_What you will do_:
Repeat every line of the data exactly, but not the pictures.

_Recorded information_:
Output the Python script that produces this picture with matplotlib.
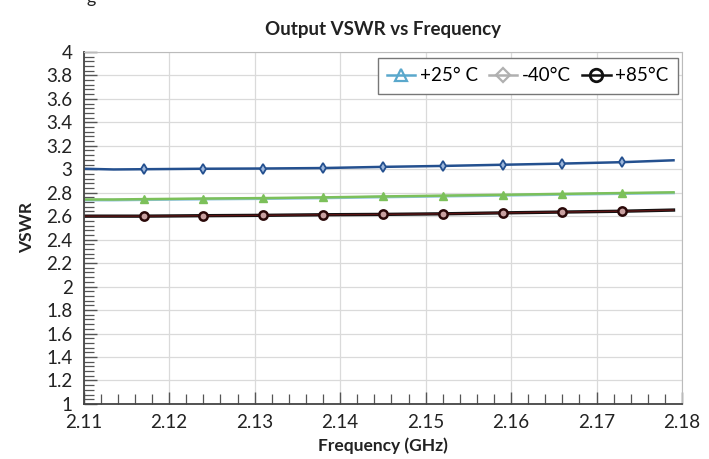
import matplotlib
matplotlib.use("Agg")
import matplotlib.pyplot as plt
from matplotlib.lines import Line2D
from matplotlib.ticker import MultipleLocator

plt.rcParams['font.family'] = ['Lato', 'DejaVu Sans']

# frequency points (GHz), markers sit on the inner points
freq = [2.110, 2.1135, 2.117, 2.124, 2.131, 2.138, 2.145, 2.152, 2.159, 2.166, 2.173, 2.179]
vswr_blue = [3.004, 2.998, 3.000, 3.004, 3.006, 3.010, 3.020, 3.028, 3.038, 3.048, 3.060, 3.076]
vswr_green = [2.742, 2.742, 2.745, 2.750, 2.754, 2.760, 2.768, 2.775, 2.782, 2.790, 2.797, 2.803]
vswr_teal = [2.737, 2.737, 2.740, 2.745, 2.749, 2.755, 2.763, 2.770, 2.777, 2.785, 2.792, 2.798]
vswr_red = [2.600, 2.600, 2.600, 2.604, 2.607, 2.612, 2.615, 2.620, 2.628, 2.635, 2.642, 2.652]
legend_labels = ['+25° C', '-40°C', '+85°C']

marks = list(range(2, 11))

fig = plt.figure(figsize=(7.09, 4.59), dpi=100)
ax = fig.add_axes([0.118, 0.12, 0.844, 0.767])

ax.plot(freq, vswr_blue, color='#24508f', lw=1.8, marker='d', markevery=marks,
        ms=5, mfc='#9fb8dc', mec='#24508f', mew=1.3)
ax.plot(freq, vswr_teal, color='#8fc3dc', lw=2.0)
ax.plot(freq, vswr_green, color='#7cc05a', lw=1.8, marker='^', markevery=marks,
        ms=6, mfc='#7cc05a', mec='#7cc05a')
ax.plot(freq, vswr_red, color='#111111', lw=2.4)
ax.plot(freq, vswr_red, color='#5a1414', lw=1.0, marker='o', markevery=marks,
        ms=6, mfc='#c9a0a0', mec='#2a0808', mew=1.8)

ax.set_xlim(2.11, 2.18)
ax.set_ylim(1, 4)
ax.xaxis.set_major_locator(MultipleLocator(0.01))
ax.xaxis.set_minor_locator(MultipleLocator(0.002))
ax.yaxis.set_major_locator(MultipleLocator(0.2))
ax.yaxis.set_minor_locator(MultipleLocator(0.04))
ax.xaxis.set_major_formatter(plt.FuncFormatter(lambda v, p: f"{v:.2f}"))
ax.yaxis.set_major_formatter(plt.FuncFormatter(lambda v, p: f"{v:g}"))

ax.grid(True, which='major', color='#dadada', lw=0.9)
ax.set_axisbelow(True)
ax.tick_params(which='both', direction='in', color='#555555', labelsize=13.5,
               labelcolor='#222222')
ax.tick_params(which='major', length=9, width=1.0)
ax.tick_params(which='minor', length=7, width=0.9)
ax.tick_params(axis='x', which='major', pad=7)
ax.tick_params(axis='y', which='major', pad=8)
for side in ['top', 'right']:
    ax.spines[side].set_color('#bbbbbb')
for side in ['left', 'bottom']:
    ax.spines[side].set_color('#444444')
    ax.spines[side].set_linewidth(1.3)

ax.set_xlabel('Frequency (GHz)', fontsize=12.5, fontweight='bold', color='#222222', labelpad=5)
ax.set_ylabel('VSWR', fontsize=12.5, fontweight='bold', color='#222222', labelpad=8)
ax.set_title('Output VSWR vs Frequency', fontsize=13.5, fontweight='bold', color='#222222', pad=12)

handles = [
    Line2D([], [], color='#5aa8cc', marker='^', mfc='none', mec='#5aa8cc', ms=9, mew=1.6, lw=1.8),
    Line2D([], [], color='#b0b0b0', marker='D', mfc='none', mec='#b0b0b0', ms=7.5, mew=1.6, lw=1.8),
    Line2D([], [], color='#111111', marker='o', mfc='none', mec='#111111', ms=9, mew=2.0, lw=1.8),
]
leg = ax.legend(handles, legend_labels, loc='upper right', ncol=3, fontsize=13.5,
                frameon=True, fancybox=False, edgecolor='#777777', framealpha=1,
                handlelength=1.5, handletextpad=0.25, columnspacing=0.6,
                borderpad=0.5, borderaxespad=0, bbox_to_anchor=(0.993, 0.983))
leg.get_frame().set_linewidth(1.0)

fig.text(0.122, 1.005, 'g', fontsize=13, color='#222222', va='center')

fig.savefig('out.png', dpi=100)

_Exercise solution_:
Output the Python script that produces this picture with matplotlib.
import matplotlib
matplotlib.use("Agg")
import matplotlib.pyplot as plt
from matplotlib.lines import Line2D
from matplotlib.ticker import MultipleLocator

plt.rcParams['font.family'] = ['Lato', 'DejaVu Sans']

# frequency points (GHz), markers sit on the inner points
freq = [2.110, 2.1135, 2.117, 2.124, 2.131, 2.138, 2.145, 2.152, 2.159, 2.166, 2.173, 2.179]
vswr_blue = [3.004, 2.998, 3.000, 3.004, 3.006, 3.010, 3.020, 3.028, 3.038, 3.048, 3.060, 3.076]
vswr_green = [2.742, 2.742, 2.745, 2.750, 2.754, 2.760, 2.768, 2.775, 2.782, 2.790, 2.797, 2.803]
vswr_teal = [2.737, 2.737, 2.740, 2.745, 2.749, 2.755, 2.763, 2.770, 2.777, 2.785, 2.792, 2.798]
vswr_red = [2.600, 2.600, 2.600, 2.604, 2.607, 2.612, 2.615, 2.620, 2.628, 2.635, 2.642, 2.652]
legend_labels = ['+25° C', '-40°C', '+85°C']

marks = list(range(2, 11))

fig = plt.figure(figsize=(7.09, 4.59), dpi=100)
ax = fig.add_axes([0.118, 0.12, 0.844, 0.767])

ax.plot(freq, vswr_blue, color='#24508f', lw=1.8, marker='d', markevery=marks,
        ms=5, mfc='#9fb8dc', mec='#24508f', mew=1.3)
ax.plot(freq, vswr_teal, color='#8fc3dc', lw=2.0)
ax.plot(freq, vswr_green, color='#7cc05a', lw=1.8, marker='^', markevery=marks,
        ms=6, mfc='#7cc05a', mec='#7cc05a')
ax.plot(freq, vswr_red, color='#111111', lw=2.4)
ax.plot(freq, vswr_red, color='#5a1414', lw=1.0, marker='o', markevery=marks,
        ms=6, mfc='#c9a0a0', mec='#2a0808', mew=1.8)

ax.set_xlim(2.11, 2.18)
ax.set_ylim(1, 4)
ax.xaxis.set_major_locator(MultipleLocator(0.01))
ax.xaxis.set_minor_locator(MultipleLocator(0.002))
ax.yaxis.set_major_locator(MultipleLocator(0.2))
ax.yaxis.set_minor_locator(MultipleLocator(0.04))
ax.xaxis.set_major_formatter(plt.FuncFormatter(lambda v, p: f"{v:.2f}"))
ax.yaxis.set_major_formatter(plt.FuncFormatter(lambda v, p: f"{v:g}"))

ax.grid(True, which='major', color='#dadada', lw=0.9)
ax.set_axisbelow(True)
ax.tick_params(which='both', direction='in', color='#555555', labelsize=13.5,
               labelcolor='#222222')
ax.tick_params(which='major', length=9, width=1.0)
ax.tick_params(which='minor', length=7, width=0.9)
ax.tick_params(axis='x', which='major', pad=7)
ax.tick_params(axis='y', which='major', pad=8)
for side in ['top', 'right']:
    ax.spines[side].set_color('#bbbbbb')
for side in ['left', 'bottom']:
    ax.spines[side].set_color('#444444')
    ax.spines[side].set_linewidth(1.3)

ax.set_xlabel('Frequency (GHz)', fontsize=12.5, fontweight='bold', color='#222222', labelpad=5)
ax.set_ylabel('VSWR', fontsize=12.5, fontweight='bold', color='#222222', labelpad=8)
ax.set_title('Output VSWR vs Frequency', fontsize=13.5, fontweight='bold', color='#222222', pad=12)

handles = [
    Line2D([], [], color='#5aa8cc', marker='^', mfc='none', mec='#5aa8cc', ms=9, mew=1.6, lw=1.8),
    Line2D([], [], color='#b0b0b0', marker='D', mfc='none', mec='#b0b0b0', ms=7.5, mew=1.6, lw=1.8),
    Line2D([], [], color='#111111', marker='o', mfc='none', mec='#111111', ms=9, mew=2.0, lw=1.8),
]
leg = ax.legend(handles, legend_labels, loc='upper right', ncol=3, fontsize=13.5,
                frameon=True, fancybox=False, edgecolor='#777777', framealpha=1,
                handlelength=1.5, handletextpad=0.25, columnspacing=0.6,
                borderpad=0.5, borderaxespad=0, bbox_to_anchor=(0.993, 0.983))
leg.get_frame().set_linewidth(1.0)

fig.text(0.122, 1.005, 'g', fontsize=13, color='#222222', va='center')

fig.savefig('out.png', dpi=100)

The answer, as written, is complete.